THE FOG lacks panache and leaves too many loose ends. Its story is laced with some foul language and a shower scene between two unmarried characters who go to bed together.

Although it’s hard to take such a movie and its worldview seriously, THE FOG has a syncretistic pagan worldview that may remind those who have studied and experienced such things, of spiritualism. A spiritualist is someone who believes in ghosts and speaking with ghosts, premonitions, fortune telling, and ESP, but who may also talk about the Bible, reincarnation, angels, and even Jesus Christ. THE FOG’s worldview accepts the idea of ghosts, but reincarnation and biblical references also play an important role. For example, Elizabeth seems to be the reincarnation of the ghost leader’s dead young bride. The movie also quotes part of God’s judgment from Daniel 5 on the last Babylon king. Thus, the movie is imbued with a sense of biblical justice, but cast in a spirit of pagan syncretism and occultism. This is theologically confusing and, hence, abhorrent.

In Brief:

THE FOG is a remake of a 1980 horror movie. Nick Castle is the young owner of a fishing boat on Antonio Island, Oregon. His girlfriend, Elizabeth, returns to the island from New York, just as a series of ghostly manifestations begin appearing in a strange fogbank hovering just offshore. Nick and Elizabeth discover that the town leaders have hidden the fact that, in 1871, the town fathers built the town’s success by stealing from and murdering a group of lepers.

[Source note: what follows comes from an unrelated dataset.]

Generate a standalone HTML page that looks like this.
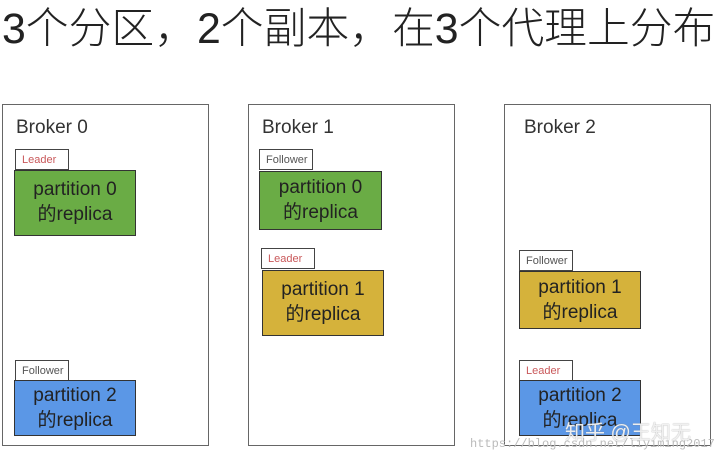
<!DOCTYPE html>
<html><head><meta charset="utf-8"><style>
body{margin:0;width:720px;height:458px;background:#fff;position:relative;overflow:hidden;font-family:"Liberation Sans","Noto Sans CJK SC",sans-serif}
.t{position:absolute;left:2px;top:1px;font-size:42.8px;line-height:56px;color:#222;white-space:nowrap;font-weight:300}
.b{position:absolute;border:1.5px solid #666;background:#fff;box-sizing:border-box}
.bl{position:absolute;font-size:19px;color:#333}
.tag{position:absolute;border:1px solid #444;background:#fff;font-size:11px;line-height:20px;height:21px;width:54px;box-sizing:border-box;padding-left:6px;color:#555}
.tag.l{color:#c9585a}
.p{position:absolute;border:1.5px solid #333;box-sizing:border-box;text-align:center;font-size:19px;line-height:25px;color:#222;padding-top:6px}
.g{background:#6aac45}.y{background:#d5b23b}.u{background:#5b97e6}
.wm{position:absolute;left:565px;top:416px;font-size:20px;color:rgba(255,255,255,.85);text-shadow:0 0 1px #888}
.url{position:absolute;left:470px;top:437px;font-size:12px;color:#bbb;font-family:"Liberation Mono",monospace}
</style></head><body>
<div class="t">3个分区，2个副本，在3个代理上分布</div>

<div class="b" style="left:2px;top:104px;width:207px;height:342px"></div>
<div class="bl" style="left:16px;top:117px">Broker 0</div>
<div class="tag l" style="left:15px;top:149px">Leader</div>
<div class="p g" style="left:14px;top:170px;width:122px;height:66px">partition 0<br>的replica</div>
<div class="tag" style="left:15px;top:360px">Follower</div>
<div class="p u" style="left:14px;top:380px;width:122px;height:56px;padding-top:2px">partition 2<br>的replica</div>

<div class="b" style="left:248px;top:104px;width:207px;height:342px"></div>
<div class="bl" style="left:262px;top:117px">Broker 1</div>
<div class="tag" style="left:259px;top:149px">Follower</div>
<div class="p g" style="left:259px;top:171px;width:123px;height:59px;padding-top:3px">partition 0<br>的replica</div>
<div class="tag l" style="left:261px;top:248px">Leader</div>
<div class="p y" style="left:262px;top:270px;width:122px;height:66px">partition 1<br>的replica</div>

<div class="b" style="left:504px;top:104px;width:207px;height:342px"></div>
<div class="bl" style="left:524px;top:117px">Broker 2</div>
<div class="tag" style="left:519px;top:250px">Follower</div>
<div class="p y" style="left:519px;top:271px;width:122px;height:58px;padding-top:3px">partition 1<br>的replica</div>
<div class="tag l" style="left:519px;top:360px">Leader</div>
<div class="p u" style="left:519px;top:380px;width:122px;height:56px;padding-top:2px">partition 2<br>的replica</div>

<div class="url">https://blog.csdn.net/liyiming2017</div>
<div class="wm">知乎 @王知无</div>
</body></html>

The ghosts of the lepers have created the mysterious fog to exact revenge on the descendents of the town fathers. Elizabeth seems to be the reincarnation of the ghost leader’s murdered young bride.

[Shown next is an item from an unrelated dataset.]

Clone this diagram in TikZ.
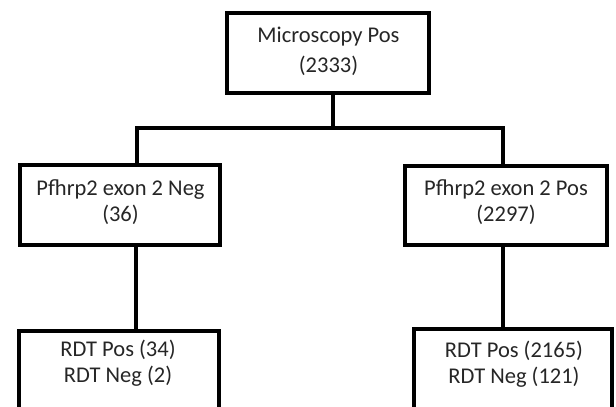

Although in some ways THE FOG is better than the earlier movie, the story and characters are still not that interesting. Of more concern is the movie’s endorsement of ghostly manifestations and reincarnation in a syncretistic mishmash of pagan spiritualism. A spiritualist is someone who believes in ghosts and speaking with ghosts, premonitions, fortune telling, and ESP, but who may also talk about the Bible, reincarnation, angels, and even Jesus Christ. Such a viewpoint is abhorrent and evil.